System Design Notes
Don’t forget to get your copy of Designing Data Intensive Applications the single most important book to read for system design interview prep!

R + W > N

Say we always read from r nodes and write to w nodes in a n node system then as long as the following inequality holds the writes to the system will be durable and the read from the system will return the latest value:

R + W > N

For our three node system, where N=3 we can choose R=1 and W=3. With these values we'll write to all the nodes in the system and if any of the nodes is down then the write request will fail. Reading from any of the nodes in the system will naturally return the latest value since the write was recorded at all the nodes. As a corollary of the above inequality we can further say:

  1. If R < N then we can still process reads if a single node is down. We can tolerate a higher number of nodes being offline for higher values of N.
  2. If W < N then we can still process writes if a single node is down. We can tolerate a higher number of nodes being offline for higher values of N.
  3. A system with N nodes can tolerate N/2 rounded down node failures.

Generally, N is set to an odd number but N can also be even. For instance, if N=4, then one configuration that can work is R=3 and W=2 to make R+W (3+2=5) greater than N=4. We can reason that if a write is recorded to two nodes and both of them go offline then any read request will fail since the read request must be responded to by at least three nodes.
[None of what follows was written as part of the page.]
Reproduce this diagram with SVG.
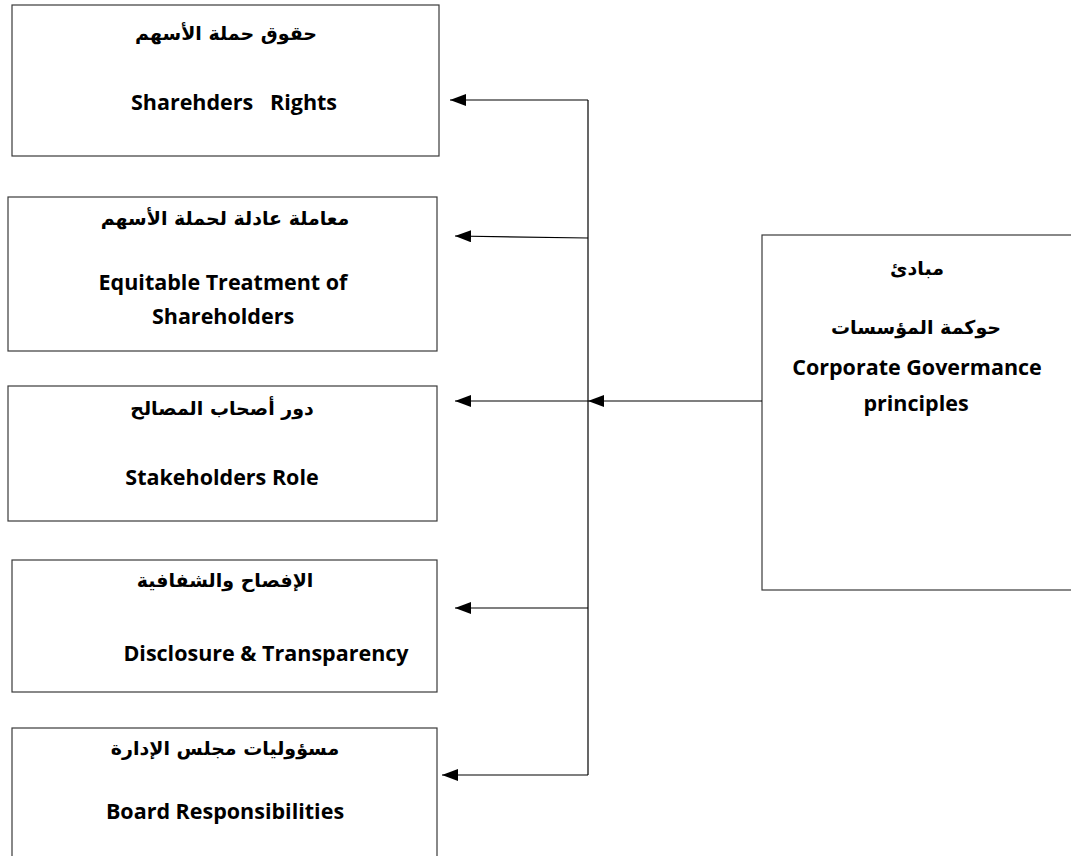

Reading and writing in this manner is called as quorum reads and quorum writes respectively. The reads and writes are generally sent to all the nodes but the R and W values determine how many nodes do we wait to receive response from before considering the write or the read as successful. Reads will fail when fewer than R nodes are available and writes will fail when fewer than W nodes are available.

It is interesting to consider what happens if we flip the inequality as follows:

R + W <= N

In the above scenario, the system’s availability improves since now the reads and writes can go through even if N/2 (rounded down) nodes are offline. However, consequently, the probability of stale reads also goes up.

Caveats with quorum reads and writes

It might seem that using quorum reads and writes guarantees the latest data from a system, however, that may not hold true in a few edge cases depending on the implementation details of the system. Some of these cases are discussed below:

  • When two writes are received at the same time, i.e. concurrently, it can’t be said which write occurs first and a conflict occurs. In this situation the implementation may decide to merge the two writes or use some other conflict resolution algorithm.
  • Consider the three node system we discussed earlier. Suppose a write fails for two nodes but is successful for the third one. The node that successfully recorded the write can roll-back the update or return the updated value depending on the implementation, even though the quorum write has failed in this case.
  • When a write and a read happen at the same time, i.e. concurrently, the write may not get a chance to be replicated on other nodes in the system. This may cause the read to return either the old or the new value depending on which replicas respond to the read request.
  • The quorum write condition can be violated when a previously failed replica with latest data comes back up oline and restores its state from a replica with stale data.

In practice, systems using leaderless replication such as Dynamo, advertise eventual consistency and don’t guarantee that reads return the latest values. Generally, with quorum reads and writes the read guarantees discussed previously such as reading one’s writes, monotonic reads and consistent prefix reads aren’t promised. Stronger guarantees require transactions or consensus, as we shall learn later.